> _Work to complete_: Repeat all the material exactly; pictures stay out of your copy.

□ □ □ □ □

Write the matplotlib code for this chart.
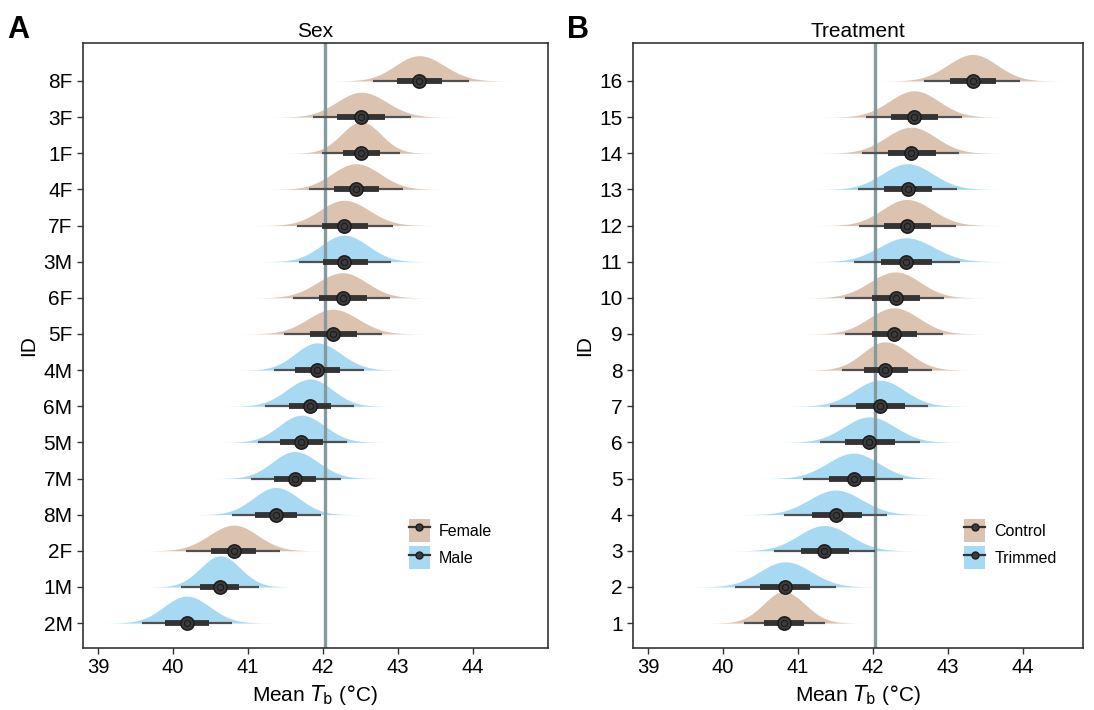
import matplotlib.pyplot as plt
import numpy as np
from matplotlib.patches import Patch
from matplotlib.lines import Line2D
from matplotlib.legend_handler import HandlerTuple

# panel A (Sex), listed top to bottom
ids_a = ['8F', '3F', '1F', '4F', '7F', '3M', '6F', '5F', '4M', '6M', '5M', '7M', '8M', '2F', '1M', '2M']
sex_a = ['F', 'F', 'F', 'F', 'F', 'M', 'F', 'F', 'M', 'M', 'M', 'M', 'M', 'F', 'M', 'M']
med_a = [43.28, 42.51, 42.51, 42.44, 42.28, 42.28, 42.26, 42.13, 41.92, 41.83, 41.71, 41.62, 41.37, 40.81, 40.63, 40.18]
lo95_a = [42.66, 41.87, 41.99, 41.81, 41.65, 41.68, 41.60, 41.48, 41.35, 41.22, 41.13, 41.04, 40.78, 40.17, 40.11, 39.59]
hi95_a = [43.94, 43.17, 43.02, 43.07, 42.93, 42.90, 42.89, 42.79, 42.54, 42.41, 42.32, 42.24, 41.97, 41.43, 41.15, 40.79]
lo66_a = [42.98, 42.19, 42.26, 42.14, 41.98, 42.00, 41.95, 41.82, 41.62, 41.54, 41.42, 41.34, 41.09, 40.50, 40.36, 39.89]
hi66_a = [43.59, 42.82, 42.76, 42.75, 42.60, 42.60, 42.58, 42.45, 42.22, 42.11, 42.00, 41.91, 41.65, 41.11, 40.88, 40.48]

# panel B (Treatment), listed top to bottom (16 .. 1)
ids_b = [str(i) for i in range(16, 0, -1)]
trt_b = ['C', 'C', 'C', 'T', 'C', 'T', 'C', 'C', 'C', 'T', 'T', 'T', 'T', 'T', 'T', 'C']
med_b = [43.33, 42.55, 42.51, 42.46, 42.45, 42.44, 42.30, 42.28, 42.16, 42.09, 41.95, 41.74, 41.50, 41.35, 40.83, 40.81]
lo95_b = [42.68, 41.90, 41.85, 41.80, 41.81, 41.74, 41.63, 41.63, 41.58, 41.43, 41.29, 41.06, 40.81, 40.68, 40.16, 40.28]
hi95_b = [43.96, 43.19, 43.15, 43.12, 43.11, 43.16, 42.94, 42.93, 42.78, 42.73, 42.62, 42.40, 42.19, 42.02, 41.51, 41.36]
lo66_b = [43.03, 42.24, 42.20, 42.14, 42.15, 42.11, 41.98, 41.98, 41.88, 41.77, 41.62, 41.41, 41.18, 41.04, 40.49, 40.55]
hi66_b = [43.64, 42.86, 42.84, 42.79, 42.77, 42.79, 42.62, 42.59, 42.47, 42.42, 42.29, 42.03, 41.85, 41.68, 41.16, 41.08]

ref_line = 42.03
tan = '#dbc3b0'
blue = '#a7daf2'

plt.rcParams['font.family'] = ['Liberation Sans', 'DejaVu Sans']


def halfeye(ax, ids, grp, med, lo95, hi95, lo66, hi66, cols, max_h=0.87):
    n = len(ids)
    ypos = np.arange(n, 0, -1)
    sl = (np.array(med) - np.array(lo95)) / 1.96
    sr = (np.array(hi95) - np.array(med)) / 1.96
    peak = 2 / (np.sqrt(2 * np.pi) * (sl + sr))
    c = max_h / peak.max()
    for i in range(n):
        x = np.linspace(med[i] - 3.7 * sl[i], med[i] + 3.7 * sr[i], 300)
        s = np.where(x < med[i], sl[i], sr[i])
        d = peak[i] * np.exp(-0.5 * ((x - med[i]) / s) ** 2) * c
        ax.fill_between(x, ypos[i], ypos[i] + d, color=cols[grp[i]], lw=0, zorder=1)
    for i in range(n):
        ax.plot([lo95[i], hi95[i]], [ypos[i]] * 2, color='#505050', lw=1.6,
                solid_capstyle='butt', zorder=3)
        ax.plot([lo66[i], hi66[i]], [ypos[i]] * 2, color='#333333', lw=4.2,
                solid_capstyle='butt', zorder=4)
        ax.plot(med[i], ypos[i], 'o', ms=9.5, mfc='#3c3c3c', mec='#1e1e1e', mew=1.2, zorder=5)
        ax.plot(med[i], ypos[i], 'o', ms=4.5, mfc='none', mec='#1a1a1a', mew=0.8, zorder=6)
    ax.axvline(ref_line, color='#849a9c', lw=2.4, zorder=2)
    ax.set_yticks(ypos)
    ax.set_yticklabels(ids)
    ax.set_ylim(0.31, 17.05)
    ax.set_xticks([39, 40, 41, 42, 43, 44])
    ax.set_ylabel('ID', fontsize=15)
    ax.set_xlabel(r'Mean $T_{\mathrm{b}}$ ($\degree$C)', fontsize=15)
    ax.tick_params(axis='x', labelsize=14.5, length=4, width=1, color='#333333')
    ax.tick_params(axis='y', labelsize=15, length=4, width=1, color='#333333')
    for sp in ax.spines.values():
        sp.set_color('#333333')
        sp.set_linewidth(1.2)


fig = plt.figure(figsize=(10.94, 7.10), dpi=100)
ax1 = fig.add_axes([0.0759, 0.0873, 0.4251, 0.8521])
ax2 = fig.add_axes([0.5786, 0.0873, 0.4114, 0.8521])

halfeye(ax1, ids_a, sex_a, med_a, lo95_a, hi95_a, lo66_a, hi66_a, {'F': tan, 'M': blue})
halfeye(ax2, ids_b, trt_b, med_b, lo95_b, hi95_b, lo66_b, hi66_b, {'C': tan, 'T': blue})
ax1.set_xlim(38.8, 45.0)
ax2.set_xlim(38.8, 44.8)

ax1.set_title('Sex', fontsize=15, pad=4)
ax2.set_title('Treatment', fontsize=15, pad=4)


def leg_handle(col):
    return (Patch(facecolor=col, edgecolor='none'),
            Line2D([], [], color='#333333', lw=1.6, marker='o', ms=5, mfc='#3c3c3c', mec='#1e1e1e'))


for ax, labs, x0 in [(ax1, ['Female', 'Male'], 0.70), (ax2, ['Control', 'Trimmed'], 0.735)]:
    ax.legend([leg_handle(tan), leg_handle(blue)], labs,
              handler_map={tuple: HandlerTuple(ndivide=1, pad=0)},
              loc='lower left', bbox_to_anchor=(x0, 0.13), frameon=False, fontsize=11.5,
              handlelength=1.35, handleheight=1.85, labelspacing=0.25, handletextpad=0.55,
              borderaxespad=0, borderpad=0)

fig.text(0.007, 0.947, 'A', fontsize=22, fontweight='bold')
fig.text(0.518, 0.947, 'B', fontsize=22, fontweight='bold')

fig.savefig('out.png', dpi=100)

□ □ □ □ □

> _Task answer_:
Write the matplotlib code for this chart.
import matplotlib.pyplot as plt
import numpy as np
from matplotlib.patches import Patch
from matplotlib.lines import Line2D
from matplotlib.legend_handler import HandlerTuple

# panel A (Sex), listed top to bottom
ids_a = ['8F', '3F', '1F', '4F', '7F', '3M', '6F', '5F', '4M', '6M', '5M', '7M', '8M', '2F', '1M', '2M']
sex_a = ['F', 'F', 'F', 'F', 'F', 'M', 'F', 'F', 'M', 'M', 'M', 'M', 'M', 'F', 'M', 'M']
med_a = [43.28, 42.51, 42.51, 42.44, 42.28, 42.28, 42.26, 42.13, 41.92, 41.83, 41.71, 41.62, 41.37, 40.81, 40.63, 40.18]
lo95_a = [42.66, 41.87, 41.99, 41.81, 41.65, 41.68, 41.60, 41.48, 41.35, 41.22, 41.13, 41.04, 40.78, 40.17, 40.11, 39.59]
hi95_a = [43.94, 43.17, 43.02, 43.07, 42.93, 42.90, 42.89, 42.79, 42.54, 42.41, 42.32, 42.24, 41.97, 41.43, 41.15, 40.79]
lo66_a = [42.98, 42.19, 42.26, 42.14, 41.98, 42.00, 41.95, 41.82, 41.62, 41.54, 41.42, 41.34, 41.09, 40.50, 40.36, 39.89]
hi66_a = [43.59, 42.82, 42.76, 42.75, 42.60, 42.60, 42.58, 42.45, 42.22, 42.11, 42.00, 41.91, 41.65, 41.11, 40.88, 40.48]

# panel B (Treatment), listed top to bottom (16 .. 1)
ids_b = [str(i) for i in range(16, 0, -1)]
trt_b = ['C', 'C', 'C', 'T', 'C', 'T', 'C', 'C', 'C', 'T', 'T', 'T', 'T', 'T', 'T', 'C']
med_b = [43.33, 42.55, 42.51, 42.46, 42.45, 42.44, 42.30, 42.28, 42.16, 42.09, 41.95, 41.74, 41.50, 41.35, 40.83, 40.81]
lo95_b = [42.68, 41.90, 41.85, 41.80, 41.81, 41.74, 41.63, 41.63, 41.58, 41.43, 41.29, 41.06, 40.81, 40.68, 40.16, 40.28]
hi95_b = [43.96, 43.19, 43.15, 43.12, 43.11, 43.16, 42.94, 42.93, 42.78, 42.73, 42.62, 42.40, 42.19, 42.02, 41.51, 41.36]
lo66_b = [43.03, 42.24, 42.20, 42.14, 42.15, 42.11, 41.98, 41.98, 41.88, 41.77, 41.62, 41.41, 41.18, 41.04, 40.49, 40.55]
hi66_b = [43.64, 42.86, 42.84, 42.79, 42.77, 42.79, 42.62, 42.59, 42.47, 42.42, 42.29, 42.03, 41.85, 41.68, 41.16, 41.08]

ref_line = 42.03
tan = '#dbc3b0'
blue = '#a7daf2'

plt.rcParams['font.family'] = ['Liberation Sans', 'DejaVu Sans']


def halfeye(ax, ids, grp, med, lo95, hi95, lo66, hi66, cols, max_h=0.87):
    n = len(ids)
    ypos = np.arange(n, 0, -1)
    sl = (np.array(med) - np.array(lo95)) / 1.96
    sr = (np.array(hi95) - np.array(med)) / 1.96
    peak = 2 / (np.sqrt(2 * np.pi) * (sl + sr))
    c = max_h / peak.max()
    for i in range(n):
        x = np.linspace(med[i] - 3.7 * sl[i], med[i] + 3.7 * sr[i], 300)
        s = np.where(x < med[i], sl[i], sr[i])
        d = peak[i] * np.exp(-0.5 * ((x - med[i]) / s) ** 2) * c
        ax.fill_between(x, ypos[i], ypos[i] + d, color=cols[grp[i]], lw=0, zorder=1)
    for i in range(n):
        ax.plot([lo95[i], hi95[i]], [ypos[i]] * 2, color='#505050', lw=1.6,
                solid_capstyle='butt', zorder=3)
        ax.plot([lo66[i], hi66[i]], [ypos[i]] * 2, color='#333333', lw=4.2,
                solid_capstyle='butt', zorder=4)
        ax.plot(med[i], ypos[i], 'o', ms=9.5, mfc='#3c3c3c', mec='#1e1e1e', mew=1.2, zorder=5)
        ax.plot(med[i], ypos[i], 'o', ms=4.5, mfc='none', mec='#1a1a1a', mew=0.8, zorder=6)
    ax.axvline(ref_line, color='#849a9c', lw=2.4, zorder=2)
    ax.set_yticks(ypos)
    ax.set_yticklabels(ids)
    ax.set_ylim(0.31, 17.05)
    ax.set_xticks([39, 40, 41, 42, 43, 44])
    ax.set_ylabel('ID', fontsize=15)
    ax.set_xlabel(r'Mean $T_{\mathrm{b}}$ ($\degree$C)', fontsize=15)
    ax.tick_params(axis='x', labelsize=14.5, length=4, width=1, color='#333333')
    ax.tick_params(axis='y', labelsize=15, length=4, width=1, color='#333333')
    for sp in ax.spines.values():
        sp.set_color('#333333')
        sp.set_linewidth(1.2)


fig = plt.figure(figsize=(10.94, 7.10), dpi=100)
ax1 = fig.add_axes([0.0759, 0.0873, 0.4251, 0.8521])
ax2 = fig.add_axes([0.5786, 0.0873, 0.4114, 0.8521])

halfeye(ax1, ids_a, sex_a, med_a, lo95_a, hi95_a, lo66_a, hi66_a, {'F': tan, 'M': blue})
halfeye(ax2, ids_b, trt_b, med_b, lo95_b, hi95_b, lo66_b, hi66_b, {'C': tan, 'T': blue})
ax1.set_xlim(38.8, 45.0)
ax2.set_xlim(38.8, 44.8)

ax1.set_title('Sex', fontsize=15, pad=4)
ax2.set_title('Treatment', fontsize=15, pad=4)


def leg_handle(col):
    return (Patch(facecolor=col, edgecolor='none'),
            Line2D([], [], color='#333333', lw=1.6, marker='o', ms=5, mfc='#3c3c3c', mec='#1e1e1e'))


for ax, labs, x0 in [(ax1, ['Female', 'Male'], 0.70), (ax2, ['Control', 'Trimmed'], 0.735)]:
    ax.legend([leg_handle(tan), leg_handle(blue)], labs,
              handler_map={tuple: HandlerTuple(ndivide=1, pad=0)},
              loc='lower left', bbox_to_anchor=(x0, 0.13), frameon=False, fontsize=11.5,
              handlelength=1.35, handleheight=1.85, labelspacing=0.25, handletextpad=0.55,
              borderaxespad=0, borderpad=0)

fig.text(0.007, 0.947, 'A', fontsize=22, fontweight='bold')
fig.text(0.518, 0.947, 'B', fontsize=22, fontweight='bold')

fig.savefig('out.png', dpi=100)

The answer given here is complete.